Мы сидели в театре, разговаривали. А я старался смотреть в сторону. Потому что это была немыслимая разница — между той, что сидела рядом на стуле, и той, что танцевала на сцене Хозяйку Медной горы... Между теми ногами, которыми я восхищался, образом, от которого я сходил с ума, и... В общем, я молил Бога, чтобы быстрее прозвенел звонок, начался спектакль и это свидание закончилось.
— Понимаю... В седьмом классе, начитавшись Паустовского — на даче, когда ночь, горят свечи и ничего больше не существует, кроме «Разливов рек», — я собиралась выйти за него замуж, а когда узнала, что писатель давно умер, страшно страдала... А свою первую жену вы выбрали, тоже вдохновившись «образностью»?
— Нину Шацкую я выбрал по совершенно банальному признаку: она была самой красивой студенткой. Мы учились на одном курсе. Конечно, я пытался ей понравиться по принципу «от противного». В связи с тем что Нина регулярно прогуливала занятия, а я был секретарем комсомольской организации, председателем ученического совета и еще черт знает кем, я также регулярно писал на нее доносы, пытаясь призвать к дисциплине... Я не перевоспитал ее, зато на пятом курсе мы поженились.

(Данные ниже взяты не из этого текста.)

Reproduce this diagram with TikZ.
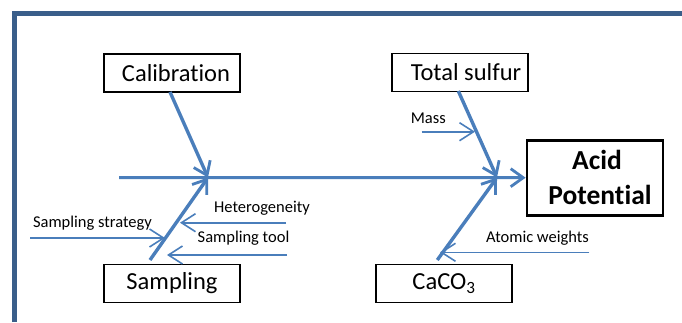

... Золотухин называл Нину Зайчиком, писал о ней в своих дневниках, переписывал стихи Высоцкого, посвященные Шацкой: «Конец спектакля, можно напиваться!..» А потом: «У моего Зайчика жестокое сердце, или она делает вид, что это так. Говорю ей о том, что написал, а она: «Зачем этот бред сивой кобылы?»
И вдруг: «Отделился от жены. Перехожу на хозрасчет. Буду сам себя кормить. Чтобы не зависеть ни от чьего бзика. Теща отделилась по своей воле. А мне надоела временная жена, жена на один день. Я сам себе буду и жена, и мать, и кум, и сват. Не буду приезжать на обед, буду кормиться на стороне. Высоцкий смеется: «Чему ты расстраиваешься? У меня все пять лет так. Ни обеда, ни чистого белья, ни стираных носков. Господи, плюнь на все».
— Эта любовь длилась, длилась, а потом оказывается: тебя обманывали и любовь имитировали. По крайней мере последние четыре года. Это был страшнейший удар, который я перенес. Или еще не перенес...
— Не будем больше, раз вам больно. Давайте о других ваших женах.
— Ну что вы меня сразу под монастырь? Не так уж, кстати, и много было у меня жен... И вообще, пожалуйста, давайте не будем об этом.
— Ладно, не будем!.. Валерий Сергеевич, часто ли вы бываете в состоянии влюбленности?
— Постоянно. Это ж кухня актерская.
— Нет, влюбленности не в образ. А просто такое нормальное состояние: увидел красивую барышню — она идет, мужики шею сворачивают — и все, влюбился. Сейчас повешусь, если не оглянется.
— И это тоже! Но, как бы это сказать, бывает — красотка, а поговоришь — такая бестолковая, так с нею скучно... Все чувства пропадают.
— Признайтесь, несмотря ни на что вы все-таки немножко дамский угодник. И за собственной фигурой следите, чтобы, не дай бог, брюшко... Я понимаю, сейчас вы скажете, что это исключительно из-за актерской судьбы...
— Да, я боюсь поправиться! Встаю утром, первое — молитва, второе — весы. Мне за тридцать два года работы в театре ни одни штаны не перешили. Они сгнили, но их не перешили. Потому что фигура у меня осталась прежней.
— А слабо в кондитерской на спор съесть десять пирожных за полминуты?
Надо было видеть его глаза!
Конечно, он любит сладкое. Все добрые люди любят сладкое.